# Finally Released: Mac OS X Lion



## Ethanw (Jan 27, 2010)

Today Apple released their brand new operating system which they named 'Mac OS X Lion' which is version 10.7 of their operating system.

Apple announced their release of the new operating system less than a month ago, where they claim over 250 new features including 'Launchpad', Multi-Touch Gestures and Full Screen applications with a redesigned look and feel. Apple said they would release their system in July, but no specific date leaving many websites to 'guess' a date.

Along with the release of their operating system, Apple also made a surprise release of the new MacBook Air. Lion was first introduced at WWDC 2011 in San Francisco, along with iCloud and iOS due to release. Apple has also released today by surprise their brand new Mac Mini.

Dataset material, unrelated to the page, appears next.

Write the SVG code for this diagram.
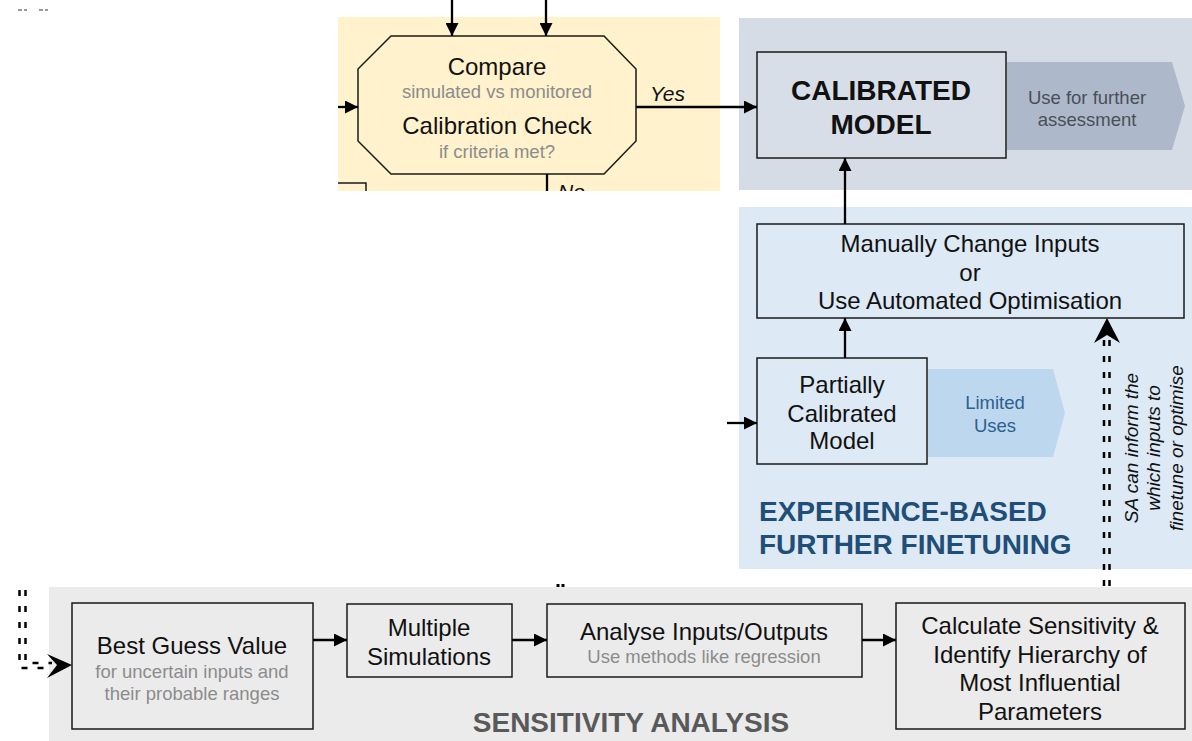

At the WWDC 2011, Apple said that instead of buying a disc for installing it's new operating system, it would be available ONLY from the Mac App Store which will take around the same time as a HD movie to download. Apple claimed, "this has never been done before."

Mac OS X is now available from the Mac App Store for $29.99


----------



## tompatrick (Apr 19, 2010)

I really was impressed by the performance of the *Mac OS X Lion first of all *its compatible to most of the older applications thats really a nice thing which I didn't expect, I was too impressed by the price quoted fir the software too. Please share your experience too


----------